School Officials Will Continue Giving Controversial CLAS Exam : Thousand Oaks: District representatives will tell state that controversial exam needs revision.
Despite intense pressure to ban the CLAS test, school officials in Thousand Oaks will continue giving the controversial exam while telling state officials it needs revision.
The Conejo Valley school board’s 3-1 decision to endorse the concept behind the California Learning Assessment System exam came as parents in Ventura County and throughout the state have grown increasingly critical of the test.
Wednesday’s meeting of the Conejo Valley Unified School District board drew an overflow audience of more than 150 parents opposed to CLAS, some of whom said they were bitterly disappointed with the board’s decision.
The audience gave a standing ovation to board member Mildred Lynch, an outspoken critic of CLAS who refused to support the board’s recommendation. Board member Bill Henry did not attend the meeting because he was traveling outside the country.
Many parents who spoke Wednesday criticized CLAS as an instrument of political correctness, a psychological tool and a huge waste of taxpayers’ money. They said they objected to questions on the reading and writing test that ask students about personal experiences, opinions and beliefs.
“It’s the parents’ responsibility to teach their children about ethics, morality, family values and religion. Not the school and not the state,” said Ken Thorley, who has children in the third and fifth grades.
“Neither the state nor anyone else has the right to rummage around in my family’s collective psyche,” Thorley added, as members of the audience shouted support and burst into loud applause.
Other parents complained that the state was usurping the rights of parents and individual school districts by requiring the test be given. For the second consecutive year, the CLAS test is being given statewide at a cost of about $26 million.
Referring to last year’s failed school-voucher initiative, parent Sherrie Mithcel said: “Remember that voucher system? It sounds pretty good right now.”
The boisterous crowd grew quiet when fourth-grader Kimberly Westmiller took the podium and told how some test questions had made her uneasy.
“They had questions on the test I felt I should not answer,” she said.
Many of those who spoke said they kept their children home while the CLAS test was given in the fourth, eighth and 10th grades during the past two weeks.
Assistant Supt. Richard Simpson confirmed that 7% of the district’s fourth-graders, 15% of eighth-graders and 40% of 10th-graders have skipped the test. Simpson attributed many of the 10th-grade absences to students who convinced their parents that the testing was optional.
Testing in Thousand Oaks’ schools is nearly complete, district officials said, and should be finished by next week.
Among the roomful of critics, one teacher from Newbury Park High offered her support for the test.
“I do think it’s a good instrument,” said Christine Thompson, chairwoman of the school’s English department. However, Thompson also said she shared the parents’ concerns about the overall cost of the test and the time it took to administer.
Supt. Jerry Gross told the audience he agreed that CLAS relied too much on “opinion, opinion, opinion” and contained some passages with “themes that are very dark.”
But he said the secretiveness surrounding the exam is no different from other standardized tests given in the past.

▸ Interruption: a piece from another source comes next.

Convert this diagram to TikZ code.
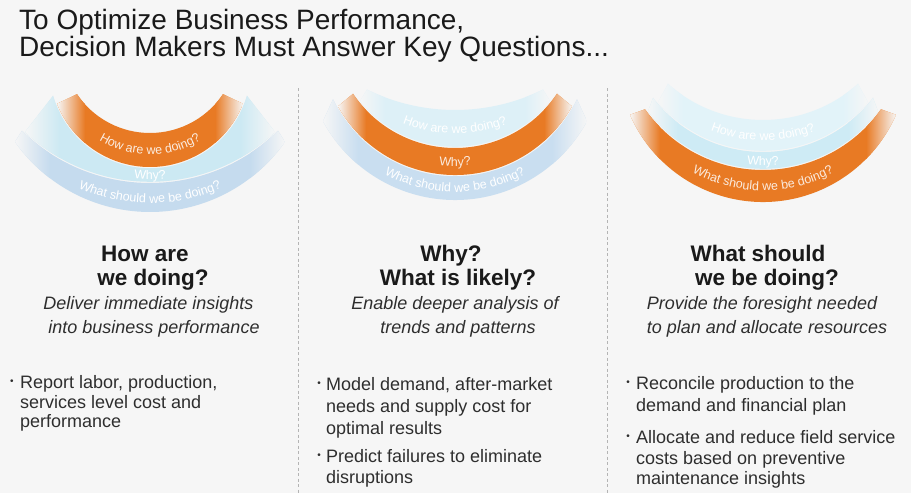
\documentclass[tikz,border=0pt]{standalone}
\usepackage{fontspec}
\setmainfont{Liberation Sans}
\usetikzlibrary{decorations.text}
\definecolor{bgc}{HTML}{F6F6F6}
\definecolor{orangeC}{HTML}{E87A24}
\definecolor{blueA}{HTML}{C5DBEE}
\definecolor{cyanA}{HTML}{CCE9F3}
\definecolor{paleB}{HTML}{DDF0F7}
\definecolor{blueB}{HTML}{C9DEF0}
\definecolor{cyanC}{HTML}{CEEBF5}
\definecolor{paleC}{HTML}{E2F3F9}
\definecolor{inkA}{HTML}{1A1A1A}
\definecolor{inkB}{HTML}{2E2E2E}
\definecolor{sepc}{HTML}{B4B4B4}
% band: colour, cx, cy(outer), R(outer), dx(outer end), cy(inner), R(inner), dx(inner end), fade width
\newcommand{\drawband}[9]{%
  \pgfmathsetmacro{\aO}{acos((#5)/(#4))}%
  \pgfmathsetmacro{\aI}{acos((#8)/(#7))}%
  \pgfmathsetmacro{\xOs}{(#2)-(#5)}%
  \pgfmathsetmacro{\yOs}{0-(#3)-(#4)*sin(\aO)}%
  \pgfmathsetmacro{\xIs}{(#2)+(#8)}%
  \pgfmathsetmacro{\yIs}{0-(#6)-(#7)*sin(\aI)}%
  \pgfmathsetmacro{\bxL}{(#2)-max(#5,#8)}%
  \pgfmathsetmacro{\bxR}{(#2)+max(#5,#8)}%
  \pgfmathsetmacro{\bxLf}{\bxL+(#9)}%
  \pgfmathsetmacro{\bxRf}{\bxR-(#9)}%
  \begin{scope}
    \clip (\xOs,\yOs) arc[start angle=180+\aO, end angle=360-\aO, radius=#4]
      -- (\xIs,\yIs) arc[start angle=360-\aI, end angle=180+\aI, radius=#7] -- cycle;
    \fill[#1] (\bxL,-40) rectangle (\bxR,-240);
    \shade[left color=bgc,right color=#1] (\bxL,-40) rectangle (\bxLf,-240);
    \shade[left color=#1,right color=bgc] (\bxRf,-40) rectangle (\bxR,-240);
  \end{scope}}
\newcommand{\arctext}[5]{%
  \pgfmathsetmacro{\txs}{(#1)+(#3)*cos(200)}%
  \pgfmathsetmacro{\tys}{0-(#2)+(#3)*sin(200)}%
  \path[decorate, decoration={text along path, text align=center,
    text={|\color{#4}\fontsize{12.5}{13}\selectfont|#5}}]
    (\txs,\tys) arc[start angle=200, end angle=340, radius=#3];}
\tikzset{
  ttl/.style={font=\fontsize{28}{30}\selectfont, text=inkA, inner sep=0pt, anchor=base west},
  hd/.style={font=\bfseries\fontsize{22.5}{24}\selectfont, text=inkA, inner sep=0pt, anchor=base},
  sb/.style={font=\itshape\fontsize{18}{20}\selectfont, text=inkB, inner sep=0pt, anchor=base},
  bl/.style={font=\fontsize{18}{20}\selectfont, text=inkB, inner sep=0pt, anchor=base west},
  dot/.style={font=\fontsize{10}{10}\selectfont, text=inkB, inner sep=0pt, anchor=center},
  sepline/.style={draw=sepc, line width=0.9pt, dash pattern=on 3pt off 2.5pt}
}
\begin{document}
\begin{tikzpicture}[x=1pt,y=1pt]
\fill[bgc] (0,0) rectangle (911,-493);
\useasboundingbox (0,0) rectangle (911,-493);

% ---- column 1 arcs
\drawband{blueA}{150}{47}{165}{135}{0}{183}{128}{35}
\drawband{cyanA}{150}{0}{181.8}{125}{67}{101.2}{97}{35}
\drawband{orangeC}{150}{67}{100}{93}{45}{88}{73}{28}
\arctext{150}{56}{98.5}{white!85!orangeC}{How are we doing?}
\arctext{150}{40}{139.5}{white}{Why?}
\arctext{150}{25}{178}{white}{What should we be doing?}

% ---- column 2 arcs
\drawband{paleB}{455}{25}{121.8}{95}{-90}{200}{88}{25}
\drawband{blueB}{455}{50}{150}{132}{41}{135.2}{122}{35}
\drawband{orangeC}{455}{41}{134}{117}{25}{123}{102}{28}
\arctext{455}{-10}{143.5}{white}{How are we doing?}
\arctext{455}{33}{133}{white!85!orangeC}{Why?}
\arctext{455}{45}{147}{white}{What should we be doing?}

% ---- column 3 arcs
\drawband{paleC}{763}{13}{137.8}{105}{-23}{143}{95}{25}
\drawband{cyanC}{763}{25}{143.8}{115}{13}{139}{110}{30}
\drawband{orangeC}{763}{57}{145}{133}{25}{145}{118}{30}
\arctext{763}{-5}{145.5}{white}{How are we doing?}
\arctext{763}{19}{146.5}{white}{Why?}
\arctext{763}{41}{149.5}{white!85!orangeC}{What should we be doing?}

% ---- separators
\coordinate (d1t) at (298,-88);
\coordinate (d1b) at (298,-493);
\coordinate (d2t) at (607,-88);
\coordinate (d2b) at (607,-493);
\draw[sepline] (d1t) -- (d1b);
\draw[sepline] (d2t) -- (d2b);

% ---- title
\node[ttl] (t1) at (19,-29) {To Optimize Business Performance,};
\node[ttl] (t2) at (19,-56) {Decision Makers Must Answer Key Questions...};

% ---- headings
\node[hd] (h1a) at (145,-261) {How are};
\node[hd] (h1b) at (153,-285) {we doing?};
\node[hd] (h2a) at (451,-261) {Why?};
\node[hd] (h2b) at (458,-285) {What is likely?};
\node[hd] (h3a) at (758,-261) {What should};
\node[hd] (h3b) at (767,-285) {we be doing?};

% ---- subtitles
\node[sb] (s1a) at (148.5,-309) {Deliver immediate insights};
\node[sb] (s1b) at (154,-333) {into business performance};
\node[sb] (s2a) at (455,-309) {Enable deeper analysis of};
\node[sb] (s2b) at (458,-333) {trends and patterns};
\node[sb] (s3a) at (762,-309) {Provide the foresight needed};
\node[sb] (s3b) at (767,-333) {to plan and allocate resources};

% ---- bullets column 1
\node[dot] (p1) at (12,-382) {•};
\node[bl] (b1a) at (20,-388) {Report labor, production,};
\node[bl] (b1b) at (20,-408) {services level cost and};
\node[bl] (b1c) at (20,-427) {performance};

% ---- bullets column 2
\node[dot] (p2) at (319,-384) {•};
\node[bl] (b2a) at (326,-390) {Model demand, after-market};
\node[bl] (b2b) at (326,-412) {needs and supply cost for};
\node[bl] (b2c) at (326,-434) {optimal results};
\node[dot] (p3) at (319,-456) {•};
\node[bl] (b2d) at (326,-462) {Predict failures to eliminate};
\node[bl] (b2e) at (326,-483) {disruptions};

% ---- bullets column 3
\node[dot] (p4) at (628,-383) {•};
\node[bl] (b3a) at (636,-389) {Reconcile production to the};
\node[bl] (b3b) at (636,-411) {demand and financial plan};
\node[dot] (p5) at (628,-437) {•};
\node[bl] (b3c) at (636,-443) {Allocate and reduce field service};
\node[bl] (b3d) at (636,-464) {costs based on preventive};
\node[bl] (b3e) at (636,-484) {maintenance insights};
\end{tikzpicture}
\end{document}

In response to many of the criticisms, school board member Richard Newman said he had reviewed copies of this year’s test and found “nothing that would prompt me to keep one of my children home, even though I wasn’t wild about some of what I read.”
“From my standpoint, that test is not the threat you say it is,” he told the crowd.
The board’s recommendation urges state officials to find a better system for picking questions, provide parents with more information, release copies of old tests and reconsider the overall cost of the project.
Board President Dolores Didio said she will present the parents’ concerns about CLAS, along with the board’s suggestions for improvement, to state legislators in May.
Fred Tempes, associate superintendent with the state Department of Education, said such recommendations carry weight when other districts throughout the state offer the same suggestions.
“We’re always trying to improve this thing,” he said. “I don’t think we’ve ever made claims for perfection.”